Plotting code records
◆ ◆ ◆ ◆ ◆

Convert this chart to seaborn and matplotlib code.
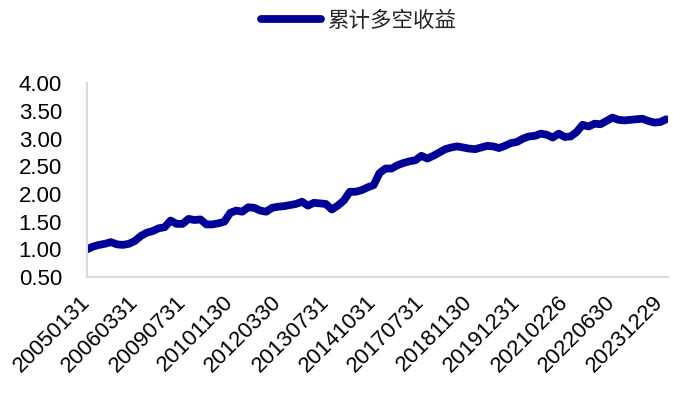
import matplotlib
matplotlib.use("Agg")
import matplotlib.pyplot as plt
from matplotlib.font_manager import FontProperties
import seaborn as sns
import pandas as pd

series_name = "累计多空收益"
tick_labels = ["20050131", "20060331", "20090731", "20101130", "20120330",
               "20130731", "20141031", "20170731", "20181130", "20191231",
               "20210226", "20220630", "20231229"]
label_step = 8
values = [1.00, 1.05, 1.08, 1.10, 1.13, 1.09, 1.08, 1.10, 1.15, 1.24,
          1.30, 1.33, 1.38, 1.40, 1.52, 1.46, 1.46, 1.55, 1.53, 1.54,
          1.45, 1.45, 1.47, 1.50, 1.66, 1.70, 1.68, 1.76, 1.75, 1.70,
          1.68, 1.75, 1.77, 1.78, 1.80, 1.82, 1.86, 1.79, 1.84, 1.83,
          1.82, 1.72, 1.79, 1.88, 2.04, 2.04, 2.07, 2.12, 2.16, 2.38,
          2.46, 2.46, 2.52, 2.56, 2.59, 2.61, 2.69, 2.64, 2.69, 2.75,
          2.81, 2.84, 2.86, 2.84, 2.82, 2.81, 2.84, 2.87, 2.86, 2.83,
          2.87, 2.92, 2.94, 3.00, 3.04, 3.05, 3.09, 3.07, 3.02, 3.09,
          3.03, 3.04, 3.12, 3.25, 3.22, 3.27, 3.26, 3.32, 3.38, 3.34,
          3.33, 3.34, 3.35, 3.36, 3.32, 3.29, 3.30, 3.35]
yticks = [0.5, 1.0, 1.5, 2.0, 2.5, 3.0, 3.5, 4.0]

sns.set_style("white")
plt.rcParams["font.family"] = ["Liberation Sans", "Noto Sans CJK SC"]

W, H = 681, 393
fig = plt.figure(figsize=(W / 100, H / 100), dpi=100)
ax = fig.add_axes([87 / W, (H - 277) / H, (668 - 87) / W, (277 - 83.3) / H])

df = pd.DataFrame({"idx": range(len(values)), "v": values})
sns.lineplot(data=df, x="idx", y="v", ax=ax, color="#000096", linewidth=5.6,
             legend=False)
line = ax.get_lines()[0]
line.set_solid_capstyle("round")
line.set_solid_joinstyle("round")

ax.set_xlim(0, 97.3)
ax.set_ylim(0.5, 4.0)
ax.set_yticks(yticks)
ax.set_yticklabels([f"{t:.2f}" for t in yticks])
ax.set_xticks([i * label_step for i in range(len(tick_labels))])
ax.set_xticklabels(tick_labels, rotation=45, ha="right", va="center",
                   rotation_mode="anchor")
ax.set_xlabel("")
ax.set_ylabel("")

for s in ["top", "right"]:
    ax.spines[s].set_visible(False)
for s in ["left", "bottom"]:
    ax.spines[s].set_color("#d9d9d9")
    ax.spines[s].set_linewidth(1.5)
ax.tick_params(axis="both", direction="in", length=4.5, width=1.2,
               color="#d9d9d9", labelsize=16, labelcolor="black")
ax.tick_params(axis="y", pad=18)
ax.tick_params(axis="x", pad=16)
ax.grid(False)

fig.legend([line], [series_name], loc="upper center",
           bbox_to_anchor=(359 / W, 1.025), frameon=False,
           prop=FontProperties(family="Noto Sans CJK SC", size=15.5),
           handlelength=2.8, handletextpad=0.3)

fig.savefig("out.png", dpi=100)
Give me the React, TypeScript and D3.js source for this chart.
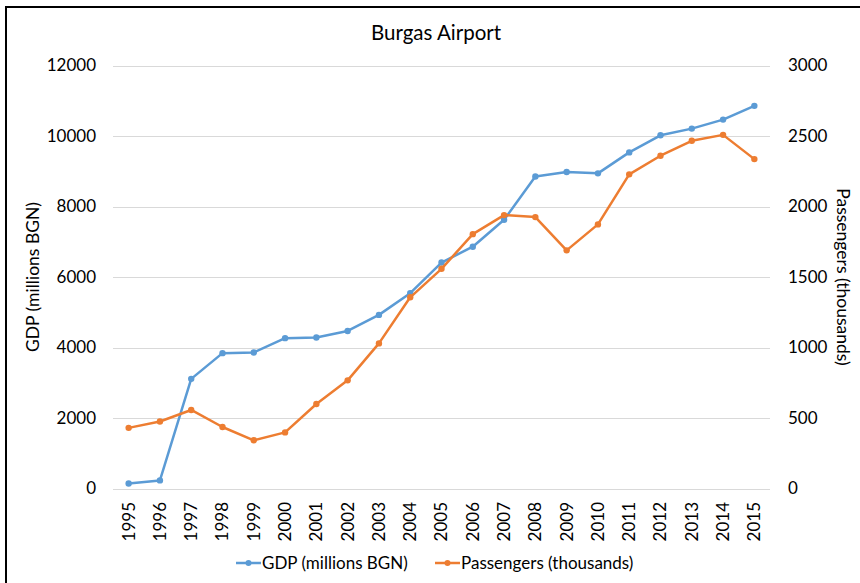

◆ ◆ ◆ ◆ ◆

Copy the records above exactly. The pictures are not part of the copy.

* _CORRECT RESPONSE_:
Convert this chart to seaborn and matplotlib code.
import matplotlib
matplotlib.use("Agg")
import matplotlib.pyplot as plt
from matplotlib.font_manager import FontProperties
import seaborn as sns
import pandas as pd

series_name = "累计多空收益"
tick_labels = ["20050131", "20060331", "20090731", "20101130", "20120330",
               "20130731", "20141031", "20170731", "20181130", "20191231",
               "20210226", "20220630", "20231229"]
label_step = 8
values = [1.00, 1.05, 1.08, 1.10, 1.13, 1.09, 1.08, 1.10, 1.15, 1.24,
          1.30, 1.33, 1.38, 1.40, 1.52, 1.46, 1.46, 1.55, 1.53, 1.54,
          1.45, 1.45, 1.47, 1.50, 1.66, 1.70, 1.68, 1.76, 1.75, 1.70,
          1.68, 1.75, 1.77, 1.78, 1.80, 1.82, 1.86, 1.79, 1.84, 1.83,
          1.82, 1.72, 1.79, 1.88, 2.04, 2.04, 2.07, 2.12, 2.16, 2.38,
          2.46, 2.46, 2.52, 2.56, 2.59, 2.61, 2.69, 2.64, 2.69, 2.75,
          2.81, 2.84, 2.86, 2.84, 2.82, 2.81, 2.84, 2.87, 2.86, 2.83,
          2.87, 2.92, 2.94, 3.00, 3.04, 3.05, 3.09, 3.07, 3.02, 3.09,
          3.03, 3.04, 3.12, 3.25, 3.22, 3.27, 3.26, 3.32, 3.38, 3.34,
          3.33, 3.34, 3.35, 3.36, 3.32, 3.29, 3.30, 3.35]
yticks = [0.5, 1.0, 1.5, 2.0, 2.5, 3.0, 3.5, 4.0]

sns.set_style("white")
plt.rcParams["font.family"] = ["Liberation Sans", "Noto Sans CJK SC"]

W, H = 681, 393
fig = plt.figure(figsize=(W / 100, H / 100), dpi=100)
ax = fig.add_axes([87 / W, (H - 277) / H, (668 - 87) / W, (277 - 83.3) / H])

df = pd.DataFrame({"idx": range(len(values)), "v": values})
sns.lineplot(data=df, x="idx", y="v", ax=ax, color="#000096", linewidth=5.6,
             legend=False)
line = ax.get_lines()[0]
line.set_solid_capstyle("round")
line.set_solid_joinstyle("round")

ax.set_xlim(0, 97.3)
ax.set_ylim(0.5, 4.0)
ax.set_yticks(yticks)
ax.set_yticklabels([f"{t:.2f}" for t in yticks])
ax.set_xticks([i * label_step for i in range(len(tick_labels))])
ax.set_xticklabels(tick_labels, rotation=45, ha="right", va="center",
                   rotation_mode="anchor")
ax.set_xlabel("")
ax.set_ylabel("")

for s in ["top", "right"]:
    ax.spines[s].set_visible(False)
for s in ["left", "bottom"]:
    ax.spines[s].set_color("#d9d9d9")
    ax.spines[s].set_linewidth(1.5)
ax.tick_params(axis="both", direction="in", length=4.5, width=1.2,
               color="#d9d9d9", labelsize=16, labelcolor="black")
ax.tick_params(axis="y", pad=18)
ax.tick_params(axis="x", pad=16)
ax.grid(False)

fig.legend([line], [series_name], loc="upper center",
           bbox_to_anchor=(359 / W, 1.025), frameon=False,
           prop=FontProperties(family="Noto Sans CJK SC", size=15.5),
           handlelength=2.8, handletextpad=0.3)

fig.savefig("out.png", dpi=100)
Give me the React, TypeScript and D3.js source for this chart.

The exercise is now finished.